La experiencia nos dice que el descanso nos es necesario. Tan necesario como el trabajo, pues, para poder rendir y trabajar necesitamos descansar y reponer nuestras energías y fuerzas. Es verdad que la economía – donde la producción y riqueza priman – nos condiciona, nos presiona y nos sobrecarga de trabajo. Las relaciones y tareas domesticas, donde nuestras relaciones necesitan del amor, paciencia y misericordia, se ven alteradas y saturadas de falta de tiempo y espacio donde poder tener un equilibrio y sosiego. Se hace necesario una escala de valores y una jerarquía donde también el descanso ocupe un lugar destacado.
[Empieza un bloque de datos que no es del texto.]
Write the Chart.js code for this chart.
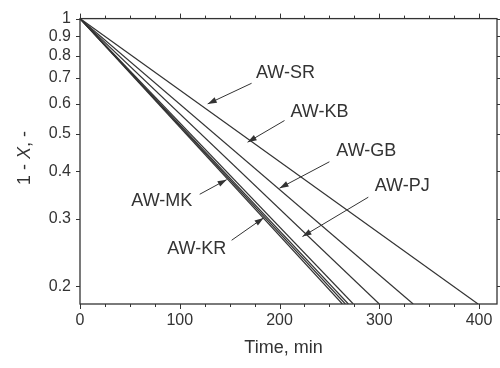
<!DOCTYPE html>
<html>
<head>
<meta charset="utf-8">
<script src="https://cdn.jsdelivr.net/npm/chart.js@4"></script>
<style>
html,body{margin:0;padding:0;background:#fff;}
#wrap{width:500px;height:368px;}
</style>
</head>
<body>
<div id="wrap"><canvas id="c" width="500" height="368"></canvas></div>
<script>
// ---- data ----
const seriesNames = ['AW-SR', 'AW-KB', 'AW-GB', 'AW-PJ', 'AW-KR', 'AW-X', 'AW-MK'];
const startTime = [0, 0, 0, 0, 0, 0, 0];          // min
const endTime   = [399, 334, 300, 274, 269, 266, 263]; // min, where each line leaves the plot
const startValue = [1, 1, 1, 1, 1, 1, 1];         // 1 - X at start
const endValue   = [0.18, 0.18, 0.18, 0.18, 0.18, 0.18, 0.18];
const xTicks = [0, 100, 200, 300, 400];
const xMinorTicks = [25, 50, 75, 125, 150, 175, 225, 250, 275, 325, 350, 375];
const yTicks = [1, 0.9, 0.8, 0.7, 0.6, 0.5, 0.4, 0.3, 0.2];
const yTickLabels = ['1', '0.9', '0.8', '0.7', '0.6', '0.5', '0.4', '0.3', '0.2'];

// label annotations (data coordinates): text centre, arrow tail, arrow tip
const notes = [
  {text: 'AW-SR', tx: 206, ty: 0.723, ax: 172, ay: 0.678, bx: 128, by: 0.599},
  {text: 'AW-KB', tx: 240, ty: 0.569, ax: 205, ay: 0.542, bx: 168, by: 0.476},
  {text: 'AW-GB', tx: 287, ty: 0.452, ax: 250, ay: 0.423, bx: 200, by: 0.361},
  {text: 'AW-PJ', tx: 323, ty: 0.365, ax: 289, ay: 0.342, bx: 223, by: 0.270},
  {text: 'AW-MK', tx: 82,  ty: 0.334, ax: 120, ay: 0.348, bx: 147, by: 0.380},
  {text: 'AW-KR', tx: 117, ty: 0.251, ax: 152, ay: 0.264, bx: 184, by: 0.302}
];

const INK = '#333';
const FONT = '"Liberation Sans", Arial, sans-serif';

const datasets = seriesNames.map((n, i) => ({
  label: n,
  data: [{x: startTime[i], y: startValue[i]}, {x: endTime[i], y: endValue[i]}],
  showLine: true,
  borderColor: INK,
  borderWidth: 1.2,
  pointRadius: 0,
  fill: false
}));

const decor = {
  id: 'decor',
  afterDatasetsDraw(chart) {
    const ctx = chart.ctx, a = chart.chartArea;
    const xs = chart.scales.x, ys = chart.scales.y;
    ctx.save();
    ctx.strokeStyle = INK;
    ctx.lineWidth = 1.3;
    ctx.strokeRect(a.left, a.top, a.right - a.left, a.bottom - a.top);
    ctx.lineWidth = 1;
    ctx.beginPath();
    xTicks.forEach(v => {
      const p = Math.round(xs.getPixelForValue(v)) + 0.5;
      ctx.moveTo(p, a.bottom); ctx.lineTo(p, a.bottom + 5);
      ctx.moveTo(p, a.top); ctx.lineTo(p, a.top - 5);
    });
    xMinorTicks.forEach(v => {
      const p = Math.round(xs.getPixelForValue(v)) + 0.5;
      ctx.moveTo(p, a.bottom); ctx.lineTo(p, a.bottom + 3);
      ctx.moveTo(p, a.top); ctx.lineTo(p, a.top - 3);
    });
    yTicks.forEach(v => {
      const p = Math.round(ys.getPixelForValue(v)) + 0.5;
      ctx.moveTo(a.left, p); ctx.lineTo(a.left - 4, p);
      ctx.moveTo(a.right, p); ctx.lineTo(a.right + 3, p);
    });
    ctx.stroke();

    // annotations
    ctx.fillStyle = INK;
    ctx.font = '18px ' + FONT;
    ctx.textAlign = 'center';
    ctx.textBaseline = 'middle';
    notes.forEach(n => {
      ctx.fillText(n.text, xs.getPixelForValue(n.tx), ys.getPixelForValue(n.ty));
      const x1 = xs.getPixelForValue(n.ax), y1 = ys.getPixelForValue(n.ay);
      const x2 = xs.getPixelForValue(n.bx), y2 = ys.getPixelForValue(n.by);
      ctx.beginPath(); ctx.moveTo(x1, y1); ctx.lineTo(x2, y2); ctx.lineWidth = 1; ctx.stroke();
      const ang = Math.atan2(y2 - y1, x2 - x1), L = 9, W = 3;
      ctx.beginPath();
      ctx.moveTo(x2, y2);
      ctx.lineTo(x2 - L * Math.cos(ang) + W * Math.sin(ang), y2 - L * Math.sin(ang) - W * Math.cos(ang));
      ctx.lineTo(x2 - L * Math.cos(ang) - W * Math.sin(ang), y2 - L * Math.sin(ang) + W * Math.cos(ang));
      ctx.closePath(); ctx.fill();
    });

    // axis titles
    ctx.textBaseline = 'middle';
    ctx.font = '18px ' + FONT;
    ctx.textAlign = 'center';
    ctx.fillText('Time, min', (a.left + a.right) / 2 - 5, 348);
    ctx.translate(25, 158);
    ctx.rotate(-Math.PI / 2);
    const parts = [['1 - ', '18px ' + FONT], ['X', 'italic 18px ' + FONT], [', -', '18px ' + FONT]];
    let total = 0;
    parts.forEach(p => { ctx.font = p[1]; total += ctx.measureText(p[0]).width; });
    let x = -total / 2;
    ctx.textAlign = 'left';
    parts.forEach(p => { ctx.font = p[1]; ctx.fillText(p[0], x, 0); x += ctx.measureText(p[0]).width; });
    ctx.restore();
  }
};

new Chart(document.getElementById('c'), {
  type: 'scatter',
  data: {datasets},
  options: {
    responsive: false,
    animation: false,
    layout: {padding: {top: 14, right: 3, left: 0, bottom: 0}},
    plugins: {legend: {display: false}, tooltip: {enabled: false}},
    scales: {
      x: {
        type: 'linear', min: 0, max: 418,
        grid: {display: false, drawTicks: false}, border: {display: false},
        afterBuildTicks: s => { s.ticks = xTicks.map(v => ({value: v})); },
        afterFit: s => { s.height = 64; },
        ticks: {color: INK, font: {family: FONT, size: 16}, padding: 7, maxRotation: 0,
                callback: v => String(v)}
      },
      y: {
        type: 'logarithmic', min: 0.18, max: 1,
        grid: {display: false, drawTicks: false}, border: {display: false},
        afterBuildTicks: s => { s.ticks = yTicks.map(v => ({value: v})); },
        afterFit: s => { s.width = 80; },
        ticks: {color: INK, font: {family: FONT, size: 16}, padding: 9,
                callback: v => yTickLabels[yTicks.indexOf(v)] ?? ''}
      }
    }
  },
  plugins: [decor]
});
</script>
</body>
</html>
El Evangelio de hoy nos habla del regreso de los apóstoles de la misión a la que fueron enviados. Jesús, una vez son recibidos y comparten sus vivencias y experiencias de la misión, les invita a buscar un espacio de descanso donde reponer fuerza y energía. Y también, nos dice el Evangelio, son sorprendidos por el gentío que les busca y al que, irremisiblemente, hay que atender. Y es que, a veces, sucede eso en nuestra propia vida. Se suceden circunstancias que impiden realmente nuestro descanso y, a pesar de nuestra fatiga, se hace necesario seguir adelante y responder al compromiso apostólico.
La vida pierde todo su sentido cuando en el horizonte de la misma el trabajo ocupa en centro de la misma y sobrecarga a la persona. El trabajo es algo efímero y tiene fecha de caducidad. ¿Qué ocurrirá cuando llegue ese momento? ¿Dónde se apoyará nuestra vida? ¿A quién acudiremos? La cuestión es que necesitamos encontrar el verdadero sentido de nuestra vida, de nuestro peregrinar por este mundo. Se hace muy necesario encontrar la Palabra que nos llene de esperanza y de verdadero amor en el camino de nuestra vida. Un amor que le dé sentido. Y eso sólo lo podemos conseguir en Jesús, el Hijo de Dios. Sin Él nuestra vida queda vacía, sin sentido e, irremisiblemente, se derrumbará. Jesús en la razón que alimenta la esperanza de nuestro vivir, le da verdadero sentido y le alumbra la meta a donde ir.